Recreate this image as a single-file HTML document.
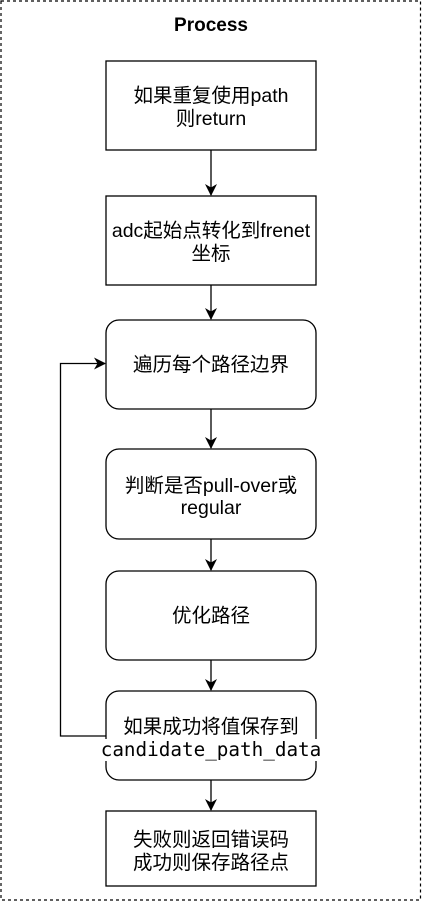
<!DOCTYPE html>
<html><head><meta charset="utf-8"><style>
html,body{margin:0;padding:0;background:#fff;}
svg{display:block;}
text{font-family:"Liberation Sans","Noto Sans CJK SC",sans-serif;font-size:19.5px;fill:#000;}
.m{font-family:"DejaVu Sans Mono","Liberation Mono","Noto Sans CJK SC",monospace;font-size:19.3px;}
</style></head><body>
<svg width="422" height="902" viewBox="0 0 422 902" xmlns="http://www.w3.org/2000/svg">
<defs><marker id="a" markerWidth="12" markerHeight="12" refX="11" refY="6" orient="auto" markerUnits="userSpaceOnUse"><path d="M0,0 L12,6 L0,12 L3.5,6 Z" fill="#000"/></marker></defs>
<rect x="1" y="1" width="419.5" height="899" fill="none" stroke="#000" stroke-dasharray="3,3" stroke-width="1.2"/>
<text x="211" y="31" text-anchor="middle" style="font-weight:bold;font-size:19px">Process</text>
<g fill="#fff" stroke="#000" stroke-width="1.3">
<rect x="106" y="61" width="210" height="89"/>
<rect x="106" y="196" width="210" height="89"/>
<rect x="106" y="320" width="210" height="89" rx="13"/>
<rect x="106" y="449" width="210" height="90" rx="13"/>
<rect x="106" y="571" width="210" height="89" rx="13"/>
<rect x="106" y="691" width="210" height="89" rx="13"/>
<rect x="106" y="811" width="210" height="75"/>
</g>
<g stroke="#000" stroke-width="1.3" fill="none" marker-end="url(#a)">
<line x1="211" y1="150" x2="211" y2="195"/>
<line x1="211" y1="285" x2="211" y2="319"/>
<line x1="211" y1="409" x2="211" y2="448"/>
<line x1="211" y1="539" x2="211" y2="570"/>
<line x1="211" y1="660" x2="211" y2="690"/>
<line x1="211" y1="780" x2="211" y2="810"/>
<polyline points="106,736 60.5,736 60.5,363.5 105,363.5"/>
</g>
<text x="211" y="102" text-anchor="middle">如果重复使用path</text>
<text x="211" y="125" text-anchor="middle">则return</text>
<text x="211" y="237" text-anchor="middle">adc起始点转化到frenet</text>
<text x="211" y="260" text-anchor="middle">坐标</text>
<text x="211" y="371" text-anchor="middle">遍历每个路径边界</text>
<text x="211" y="492" text-anchor="middle">判断是否pull-over或</text>
<text x="211" y="514" text-anchor="middle">regular</text>
<text x="211" y="622" text-anchor="middle">优化路径</text>
<text x="211" y="733" text-anchor="middle">如果成功将值保存到</text>
<rect x="98" y="739" width="226" height="22" fill="#fff"/>
<text class="m" x="211" y="756" text-anchor="middle">candidate_path_data</text>
<text x="211" y="846" text-anchor="middle">失败则返回错误码</text>
<text x="211" y="869" text-anchor="middle">成功则保存路径点</text>
</svg>
</body></html>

> _Direction_
Every line of the material is to be quoted exactly, with no pictures carried over.

> _Full response_
Recreate this image as a single-file HTML document.
<!DOCTYPE html>
<html><head><meta charset="utf-8"><style>
html,body{margin:0;padding:0;background:#fff;}
svg{display:block;}
text{font-family:"Liberation Sans","Noto Sans CJK SC",sans-serif;font-size:19.5px;fill:#000;}
.m{font-family:"DejaVu Sans Mono","Liberation Mono","Noto Sans CJK SC",monospace;font-size:19.3px;}
</style></head><body>
<svg width="422" height="902" viewBox="0 0 422 902" xmlns="http://www.w3.org/2000/svg">
<defs><marker id="a" markerWidth="12" markerHeight="12" refX="11" refY="6" orient="auto" markerUnits="userSpaceOnUse"><path d="M0,0 L12,6 L0,12 L3.5,6 Z" fill="#000"/></marker></defs>
<rect x="1" y="1" width="419.5" height="899" fill="none" stroke="#000" stroke-dasharray="3,3" stroke-width="1.2"/>
<text x="211" y="31" text-anchor="middle" style="font-weight:bold;font-size:19px">Process</text>
<g fill="#fff" stroke="#000" stroke-width="1.3">
<rect x="106" y="61" width="210" height="89"/>
<rect x="106" y="196" width="210" height="89"/>
<rect x="106" y="320" width="210" height="89" rx="13"/>
<rect x="106" y="449" width="210" height="90" rx="13"/>
<rect x="106" y="571" width="210" height="89" rx="13"/>
<rect x="106" y="691" width="210" height="89" rx="13"/>
<rect x="106" y="811" width="210" height="75"/>
</g>
<g stroke="#000" stroke-width="1.3" fill="none" marker-end="url(#a)">
<line x1="211" y1="150" x2="211" y2="195"/>
<line x1="211" y1="285" x2="211" y2="319"/>
<line x1="211" y1="409" x2="211" y2="448"/>
<line x1="211" y1="539" x2="211" y2="570"/>
<line x1="211" y1="660" x2="211" y2="690"/>
<line x1="211" y1="780" x2="211" y2="810"/>
<polyline points="106,736 60.5,736 60.5,363.5 105,363.5"/>
</g>
<text x="211" y="102" text-anchor="middle">如果重复使用path</text>
<text x="211" y="125" text-anchor="middle">则return</text>
<text x="211" y="237" text-anchor="middle">adc起始点转化到frenet</text>
<text x="211" y="260" text-anchor="middle">坐标</text>
<text x="211" y="371" text-anchor="middle">遍历每个路径边界</text>
<text x="211" y="492" text-anchor="middle">判断是否pull-over或</text>
<text x="211" y="514" text-anchor="middle">regular</text>
<text x="211" y="622" text-anchor="middle">优化路径</text>
<text x="211" y="733" text-anchor="middle">如果成功将值保存到</text>
<rect x="98" y="739" width="226" height="22" fill="#fff"/>
<text class="m" x="211" y="756" text-anchor="middle">candidate_path_data</text>
<text x="211" y="846" text-anchor="middle">失败则返回错误码</text>
<text x="211" y="869" text-anchor="middle">成功则保存路径点</text>
</svg>
</body></html>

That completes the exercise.